Doping barriers enhance DUV LED efficiency
WHU team boosts efficiency of AlGaN-based deep-ultraviolet LED with sandwich-like Si-doping quantum barriers
Researchers from Wuhan University in China have reported a feasible sandwich-like Si-doping (undoped-doped-undoped) scheme in Al0.6Ga0.4N quantum barriers (QBs) for improving the optoelectronic performances and reliability of deep-ultraviolet light-emitting diodes (DUV LEDs).
“We reveal that the sandwich-like Si-doping scheme can improve interfacial quality in multiple quantum wells (MQWs), which can suppress the surface pits in MQWs induced by the heavily Si-doping QBs. As a result, compared with the conventional DUV LEDs with the uniform Si-doping structure, the proposed DUV LEDs reveal improvement in wall-plug efficiency, reduced by almost one order of magnitude in reverse leakage current (IR), and slower light output power (LOP) degradation after 168-h 100 mA-current-stress operation.” said professor Shengjun Zhou, who directed the research.
AlGaN-based DUV LEDs have garnered considerable attention due to their diverse range of applications. However, as a large polarisation-induced electric field exists in the QWs (on the order of MV/cm), which can reduce the electron–hole wave function overlap and further leads to decreased quantum efficiency in AlGaN-based DUV LEDs. Intentionally Si-doping QBs have been
adopted to mitigate the polarised electric field within QWs. Unfortunately, the proximity of the heavily Si-doped layers to the QWs risks introducing surface pits, which can deteriorate interfacial quality of MQWs, and thus hindering the improvement of device optoelectronic performance and accelerating the operation-induced reliability degradation.

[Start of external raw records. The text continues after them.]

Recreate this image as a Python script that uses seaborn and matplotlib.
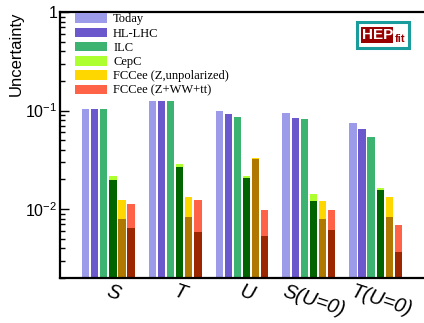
import numpy as np
import pandas as pd
import matplotlib
matplotlib.use("Agg")
import matplotlib.pyplot as plt
import matplotlib.ticker as mticker
from matplotlib.patches import Rectangle
from matplotlib.transforms import ScaledTranslation
import seaborn as sns

# --- data ---
params = ["S", "T", "U", "S(U=0)", "T(U=0)"]
series = ["Today", "HL-LHC", "ILC", "CepC",
          "FCCee (Z,unpolarized)", "FCCee (Z+WW+tt)"]

today = [0.103, 0.125, 0.098, 0.094, 0.074]
hl_lhc = [0.103, 0.125, 0.092, 0.084, 0.0655]
ilc = [0.103, 0.125, 0.086, 0.0815, 0.0534]
cepc_tot = [0.0219, 0.029, 0.0215, 0.0143, 0.0164]
cepc_par = [0.0196, 0.0268, 0.0205, 0.0122, 0.0155]
fccz_tot = [0.0124, 0.0134, 0.0331, 0.0122, 0.0134]
fccz_par = [0.0080, 0.0083, 0.0320, 0.0080, 0.0083]
fccall_tot = [0.0113, 0.0124, 0.0098, 0.0097, 0.0069]
fccall_par = [0.0064, 0.0059, 0.0053, 0.0061, 0.0037]

light = ["#9b9bea", "#6a58cc", "#3cb371", "#adff2f", "#ffd700", "#ff6347"]
dark = ["#9b9bea", "#6a58cc", "#3cb371", "#006400", "#b07800", "#9c2600"]

tot = pd.DataFrame({
    "param": params * 6,
    "series": np.repeat(series, len(params)),
    "value": today + hl_lhc + ilc + cepc_tot + fccz_tot + fccall_tot,
})
par = pd.DataFrame({
    "param": params * 6,
    "series": np.repeat(series, len(params)),
    "value": today + hl_lhc + ilc + cepc_par + fccz_par + fccall_par,
})

plt.rcParams["mathtext.fontset"] = "custom"
plt.rcParams["mathtext.rm"] = "Liberation Sans"
plt.rcParams["font.family"] = ["Liberation Sans", "DejaVu Sans"]

fig = plt.figure(figsize=(4.24, 3.23), dpi=100)
ax = fig.add_axes([60 / 424, 1 - 278 / 323, 364 / 424, 266 / 323])

common = dict(x="param", y="value", hue="series", order=params,
              hue_order=series, width=0.813, gap=0.16, saturation=1,
              errorbar=None, linewidth=0, ax=ax)
sns.barplot(data=tot, palette=light, **common)
sns.barplot(data=par, palette=dark, legend=False, **common)

ax.set_yscale("log")
ax.set_ylim(0.002, 1.0)
ax.set_xlim(-0.72, 4.72)

ax.yaxis.set_major_formatter(mticker.FuncFormatter(
    lambda v, pos: "1" if v >= 1 else rf"$10^{{{int(round(np.log10(v)))}}}$"))
ax.tick_params(axis="y", which="both", direction="in", left=True, right=False,
               labelsize=11.5, pad=2)
ax.tick_params(axis="y", which="major", length=6.5, width=1)
ax.tick_params(axis="y", which="minor", length=3.6, width=1)
ax.tick_params(axis="x", length=0, pad=3)

ax.set_xticks(range(len(params)))
ax.set_xticklabels(params, rotation=-18, ha="center", fontstyle="italic",
                   fontsize=14.5)
shift = ScaledTranslation(5 / 100, 0, fig.dpi_scale_trans)
for lbl in ax.get_xticklabels():
    lbl.set_transform(lbl.get_transform() + shift)

ax.set_xlabel("")
ax.set_ylabel("Uncertainty", loc="top", fontsize=12, labelpad=1)

for s in ["left", "bottom", "top"]:
    ax.spines[s].set_linewidth(1.6)
ax.spines["right"].set_visible(False)

sns.move_legend(ax, "upper left", bbox_to_anchor=(0.041, 0.995),
                frameon=False, title=None,
                prop=dict(family="Liberation Serif", size=9),
                handlelength=2.6, handleheight=0.8, labelspacing=0.17,
                handletextpad=0.45, borderaxespad=0, borderpad=0)

# HEPfit logo
fig.patches.append(Rectangle((357 / 424, 1 - 48.3 / 323), 52 / 424, 26.6 / 323,
                             transform=fig.transFigure, facecolor="white",
                             edgecolor="#1a9c9c", linewidth=2.2))
fig.patches.append(Rectangle((361 / 424, 1 - 43.3 / 323), 32 / 424, 16.6 / 323,
                             transform=fig.transFigure, facecolor="#990000",
                             edgecolor="none"))
fig.text(377.5 / 424, 1 - 35 / 323, "HEP", color="white", weight="bold",
         ha="center", va="center", size=11)
fig.text(400 / 424, 1 - 39 / 323, "fit", color="#990000", weight="bold",
         ha="center", va="center", size=8)

fig.savefig("out.png", dpi=100)
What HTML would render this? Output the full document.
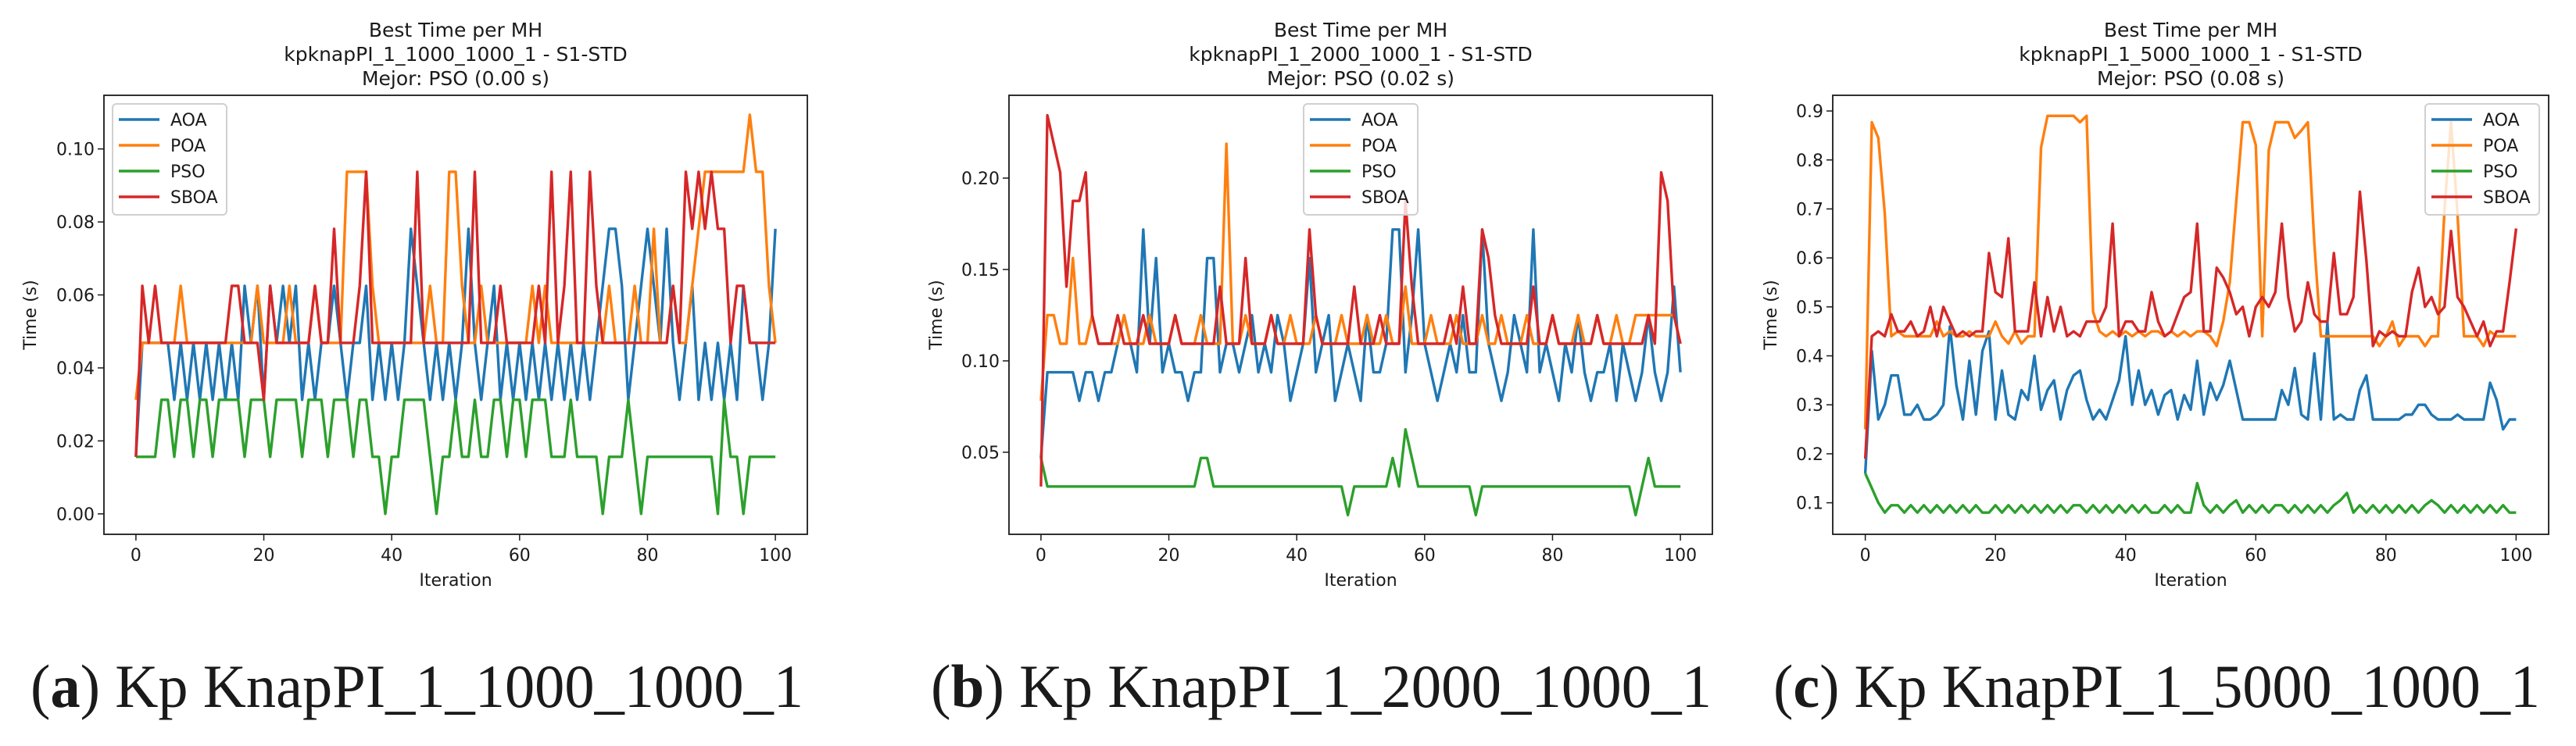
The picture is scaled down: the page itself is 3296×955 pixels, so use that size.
<!DOCTYPE html>
<html><head><meta charset="utf-8"><title>Best Time per MH</title>
<style>html,body{margin:0;padding:0;background:#fff;}svg{display:block;}</style></head>
<body>
<svg id="fig" xmlns="http://www.w3.org/2000/svg" width="3296" height="955" viewBox="0 0 3296 955">
<rect x="0" y="0" width="3296" height="955" fill="#fff"/>
</svg>
<script>
const iterations = Array.from({length:101},(_, i)=>i);
const seriesNames = ["AOA","POA","PSO","SBOA"];
const Q = 1/64;
// Panel (a) values in units of Q seconds
const p1AOA = [1,3,3,3,3,3,2,3,2,3, 2,3,2,3,2,3,2,4,3,4, 2,4,3,4,3,4,2,3,2,3, 3,4,3,2,3,3,4,2,3,2, 3,2,3,5,4,3,2,3,2,3, 2,3,5,3,2,3,4,2,3,2, 3,2,3,2,3,2,3,2,3,2, 3,2,3,4,5,5,4,2,3,4, 5,4,3,5,3,2,3,4,2,3, 2,3,2,3,2,4,3,3,2,3, 5];
const p1POA = [2,3,3,3,3,3,3,4,3,3, 3,3,3,3,3,3,3,3,3,4, 3,3,3,3,4,3,3,3,4,3, 3,3,3,6,6,6,6,4,3,3, 3,3,3,3,3,3,4,3,3,6, 6,4,3,3,4,3,3,3,3,3, 3,3,4,3,4,3,3,3,3,3, 3,3,3,3,4,3,3,3,4,3, 3,5,3,3,4,3,3,4,5,6, 6,6,6,6,6,6,7,6,6,4, 3];
const p1PSO = [1,1,1,1,2,2,1,2,2,1, 2,2,1,2,2,2,2,1,2,2, 2,1,2,2,2,2,1,2,2,2, 1,2,2,2,1,2,2,1,1,0, 1,1,2,2,2,2,1,0,1,1, 2,1,1,2,1,1,2,2,1,2, 2,1,2,2,2,1,1,1,2,1, 1,1,1,0,1,1,1,2,1,0, 1,1,1,1,1,1,1,1,1,1, 1,0,2,1,1,0,1,1,1,1, 1];
const p1SBOA = [1,4,3,4,3,3,3,3,3,3, 3,3,3,3,3,4,4,3,3,3, 2,4,3,3,3,3,3,3,4,3, 3,5,3,3,3,4,6,3,3,3, 3,3,3,3,6,3,3,3,3,3, 3,3,3,6,3,3,3,4,3,3, 3,3,3,4,3,6,3,4,6,3, 3,6,4,3,3,3,3,3,3,3, 3,3,3,3,4,3,6,5,6,5, 6,5,5,3,4,4,3,3,3,3, 3];
// Panel (b) values in units of Q seconds
const p2AOA = [3,6,6,6,6,6,5,6,6,5, 6,6,7,8,7,6,11,7,10,6, 7,6,6,5,6,6,10,10,6,7, 7,6,7,8,6,7,6,8,7,5, 6,7,10,6,7,8,5,6,7,6, 5,8,6,6,7,11,11,6,8,11, 7,6,5,6,7,6,8,6,6,11, 7,6,5,6,8,7,6,11,6,7, 6,5,7,6,8,6,5,6,6,7, 5,7,6,5,6,8,6,5,6,9, 6];
const p2POA = [5,8,8,7,7,10,7,7,8,7, 7,7,7,8,7,7,7,8,7,7, 7,8,7,7,7,8,7,7,7,14, 7,7,8,7,7,7,8,7,7,8, 7,7,7,8,7,7,7,8,7,7, 7,8,7,7,8,7,7,9,7,7, 7,8,7,7,7,8,7,7,7,8, 7,7,8,7,7,7,8,7,7,7, 8,7,7,7,8,7,7,8,7,7, 8,7,7,8,8,8,8,8,8,8, 7];
const p2PSO = [3,2,2,2,2,2,2,2,2,2, 2,2,2,2,2,2,2,2,2,2, 2,2,2,2,2,3,3,2,2,2, 2,2,2,2,2,2,2,2,2,2, 2,2,2,2,2,2,2,2,1,2, 2,2,2,2,2,3,2,4,3,2, 2,2,2,2,2,2,2,2,1,2, 2,2,2,2,2,2,2,2,2,2, 2,2,2,2,2,2,2,2,2,2, 2,2,2,1,2,3,2,2,2,2, 2];
const p2SBOA = [2,15,14,13,9,12,12,13,8,7, 7,7,8,7,7,7,8,7,7,7, 7,8,7,7,7,7,7,7,9,7, 7,7,10,7,7,7,8,7,7,7, 7,7,11,8,7,7,7,7,7,9, 7,7,7,8,7,7,7,12,9,7, 7,7,7,7,8,7,9,7,7,11, 10,8,7,7,7,7,7,9,7,7, 8,7,7,7,7,7,7,8,7,7, 7,7,7,7,7,8,7,13,12,8, 7];
// Panel (c) values in seconds
const p3AOA = [0.16,0.41,0.27,0.30,0.36,0.36,0.28,0.28,0.30,0.27, 0.27,0.28,0.30,0.46,0.34,0.27,0.39,0.28,0.41,0.45, 0.27,0.37,0.28,0.27,0.33,0.31,0.40,0.29,0.33,0.35, 0.27,0.33,0.36,0.37,0.31,0.27,0.29,0.27,0.31,0.35, 0.44,0.30,0.37,0.30,0.33,0.28,0.32,0.33,0.27,0.32, 0.29,
 0.39,0.28,0.345,0.31,0.34,0.39,0.33,0.27,0.27,0.27, 0.27,0.27,0.27,0.33,0.30,0.375,0.28,0.27,0.405,0.27, 0.468,0.27,0.28,0.27,0.27,0.33,0.36,0.27,0.27,0.27, 0.27,0.27,0.28,0.28,0.30,0.30,0.28,0.27,0.27,0.27, 0.28,0.27,0.27,0.27,0.27,0.345,0.31,0.25,0.27,0.27];
const p3POA = [0.25,0.877,0.845,0.69,0.44,0.45,0.44,0.44,0.44,0.44, 0.44,0.47,0.44,0.45,0.44,0.44,0.45,0.44,0.44,0.44, 0.47,0.44,0.425,0.45,0.425,0.44,0.44,0.825,0.89,0.89, 0.89,0.89,0.89,0.877,0.89,0.49,0.45,0.44,0.45,0.44, 0.45,0.44,0.45,0.44,0.45,0.45,0.44,0.45,0.44,0.45, 0.44,
 0.45,0.45,0.44,0.42,0.47,0.55,0.715,0.877,0.877,0.83, 0.44,0.82,0.877,0.877,0.877,0.845,0.86,0.877,0.63,0.44, 0.44,0.44,0.44,0.44,0.44,0.44,0.44,0.44,0.42,0.44, 0.47,0.42,0.44,0.44,0.44,0.42,0.44,0.44,0.70,0.877, 0.69,0.44,0.44,0.44,0.42,0.45,0.44,0.44,0.44,0.44];
const p3PSO = [0.16,0.13,0.10,0.08,0.095,0.095,0.08,0.095,0.08,0.095, 0.08,0.095,0.08,0.095,0.08,0.095,0.08,0.095,0.08,0.08, 0.095,0.08,0.095,0.08,0.095,0.08,0.095,0.08,0.095,0.08, 0.095,0.08,0.095,0.095,0.08,0.095,0.08,0.095,0.08,0.095, 0.08,0.095,0.08,0.095,0.08,0.08,0.095,0.08,0.095,0.08, 0.08,0.14,0.095,0.08,0.095,0.08,0.095,0.105,0.08,0.095, 0.08,0.095,0.08,0.095,0.095,0.08,0.095,0.08,0.095,0.08, 0.095,0.08,0.095,0.105,0.12,0.08,0.095,0.08,0.095,0.08, 0.095,0.08,0.095,0.08,0.095,0.08,0.095,0.105,0.095,0.08, 0.095,0.08,0.095,0.08,0.095,0.08,0.095,0.08,0.095,0.08, 0.08];
const p3SBOA = [0.19,0.44,0.45,0.44,0.485,0.45,0.45,0.47,0.44,0.45, 0.50,0.44,0.50,0.47,0.44,0.45,0.44,0.45,0.45,0.61, 0.53,0.52,0.64,0.45,0.45,0.45,0.55,0.44,0.52,0.45, 0.50,0.44,0.45,0.44,0.47,0.47,0.47,0.50,0.67,0.44, 0.47,0.47,0.45,0.45,0.53,0.47,0.44,0.45,0.485,0.52, 0.53,
 0.67,0.45,0.45,0.58,0.56,0.53,0.485,0.50,0.44,0.50, 0.52,0.50,0.53,0.67,0.52,0.45,0.47,0.55,0.485,0.47, 0.47,0.61,0.485,0.485,0.52,0.735,0.595,0.42,0.45,0.44, 0.45,0.44,0.44,0.53,0.58,0.50,0.52,0.485,0.50,0.655, 0.52,0.50,0.47,0.44,0.47,0.42,0.45,0.45,0.55,0.66];
const xTicks = [0,20,40,60,80,100];
const p1YTicks = [0.00,0.02,0.04,0.06,0.08,0.10];
const p2YTicks = [0.05,0.10,0.15,0.20];
const p3YTicks = [0.1,0.2,0.3,0.4,0.5,0.6,0.7,0.8,0.9];
const titles1 = ["Best Time per MH","kpknapPI_1_1000_1000_1 - S1-STD","Mejor: PSO (0.00 s)"];
const titles2 = ["Best Time per MH","kpknapPI_1_2000_1000_1 - S1-STD","Mejor: PSO (0.02 s)"];
const titles3 = ["Best Time per MH","kpknapPI_1_5000_1000_1 - S1-STD","Mejor: PSO (0.08 s)"];

const NS = "http://www.w3.org/2000/svg";
const svg = document.getElementById('fig');
const COLORS = ["#1f77b4","#ff7f0e","#2ca02c","#d62728"];
const FONT = '"DejaVu Sans", "Liberation Sans", sans-serif';
function mk(tag, attrs, parent){ const e=document.createElementNS(NS,tag); for(const k in attrs) e.setAttribute(k,attrs[k]); (parent||svg).appendChild(e); return e; }

function panel(id, left, right, yMin, yMax, scale, series, yTicks, yFmt, titles, legendX, ylabelX){
  const top=122, bottom=684;
  const g = mk('g',{});
  
  
  const xS = v => left + (v+5)/110*(right-left);
  const yS = v => bottom - (v-yMin)/(yMax-yMin)*(bottom-top);
  const cx=(left+right)/2;
  titles.forEach((t,i)=>{ const e=mk('text',{x:cx,y:47+i*31,'text-anchor':'middle','font-family':FONT,'font-size':25,fill:'#1a1a1a'},g); e.textContent=t;
    
     });
  series.forEach((arr,si)=>{
    const pts = arr.map((v,i)=>xS(iterations[i]).toFixed(1)+','+yS(v*scale).toFixed(1)).join(' ');
    const pl = mk('polyline',{points:pts,fill:'none',stroke:COLORS[si],'stroke-width':3.4,'stroke-linejoin':'round'},g);
    
    
  });
  const fr = mk('rect',{x:left,y:top,width:right-left,height:bottom-top,fill:'none',stroke:'#1a1a1a','stroke-width':1.8},g);
  
  
  xTicks.forEach(t=>{ const x=xS(t); mk('line',{x1:x,y1:bottom,x2:x,y2:bottom+8,stroke:'#1a1a1a','stroke-width':1.5},g);
    const e=mk('text',{x:x,y:718,'text-anchor':'middle','font-family':FONT,'font-size':22,fill:'#1a1a1a'},g); e.textContent=String(t);
    
     });
  const xl=mk('text',{x:cx,y:750,'text-anchor':'middle','font-family':FONT,'font-size':22,fill:'#1a1a1a'},g); xl.textContent='Iteration';
  
  
  yTicks.forEach(t=>{ const y=yS(t); mk('line',{x1:left-8,y1:y,x2:left,y2:y,stroke:'#1a1a1a','stroke-width':1.5},g);
    const e=mk('text',{x:left-12,y:y+8,'text-anchor':'end','font-family':FONT,'font-size':22,fill:'#1a1a1a'},g); e.textContent=t.toFixed(yFmt);
    
     });
  const yl=mk('text',{x:ylabelX,y:(top+bottom)/2,'text-anchor':'middle','font-family':FONT,'font-size':22,fill:'#1a1a1a',transform:`rotate(-90 ${ylabelX} ${(top+bottom)/2})`},g); yl.textContent='Time (s)';
  
  
  const lg = mk('g',{},g);
  
  
  mk('rect',{x:legendX,y:133,width:146,height:142,rx:5,fill:'#fff','fill-opacity':0.8,stroke:'#d0d0d0','stroke-width':2},lg);
  seriesNames.forEach((n,i)=>{ const y=153+i*33;
    mk('line',{x1:legendX+8,y1:y,x2:legendX+60,y2:y,stroke:COLORS[i],'stroke-width':3.4},lg);
    const e=mk('text',{x:legendX+74,y:y+8,'font-family':FONT,'font-size':22,fill:'#1a1a1a'},lg); e.textContent=n;
    
     });
}
panel('a',133,1033,-0.0056,0.1147,Q,[p1AOA,p1POA,p1PSO,p1SBOA],p1YTicks,2,titles1,144,46);
panel('b',1291,2191,0.0051,0.2453,Q,[p2AOA,p2POA,p2PSO,p2SBOA],p2YTicks,2,titles2,1668,1205);
panel('c',2345,3261,0.0356,0.932,1,[p3AOA,p3POA,p3PSO,p3SBOA],p3YTicks,1,titles3,3103,2273);

const caps=[["a"," Kp KnapPI_1_1000_1000_1",39,989],["b"," Kp KnapPI_1_2000_1000_1",1191,999],["c"," Kp KnapPI_1_5000_1000_1",2269,981]];
caps.forEach(c=>{
  const t=mk('text',{x:c[2],y:905,'font-family':'"Liberation Serif", serif','font-size':78,fill:'#1a1a1a',textLength:c[3],lengthAdjust:'spacingAndGlyphs'});
  
  
  const s1=mk('tspan',{},t); s1.textContent='(';
  const s2=mk('tspan',{'font-weight':'bold'},t); s2.textContent=c[0];
  const s3=mk('tspan',{},t); s3.textContent=')'+c[1];
});
</script>
</body></html>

To address these issues, the researchers introduce a sandwich-like Si-doping scheme and optimise doping levels and relative position of the doped barriers. Compared with the uniform Si-doping structure, this sandwich-like Si-doping scheme shows an improved interfacial quality in MQWs.
Besides, due to the introduction of undoped barriers, the reduced hole injection barriers facilitate holes move towards the n-side and more uniform carriers distribution in MQWs. Consequently, the proposed DUV LEDs show superior wall-plug efficiency (4 percent), IR reduced by almost one order of magnitude, and slower LOP degradation after 168-h 100 mA-current-stress operation.
With the potential to simultaneously improve the quantum efficiency and reliability, the sandwich-like doping scheme represents a significant contribution to the mass production of efficient AlGaN-based DUV LEDs.
'Strategically constructed AlGaN doping barriers for efficient deep ultraviolet light-emitting diodes ' by Ziqi Zhang et al; Optics Letters 2024, 49(8), 2049.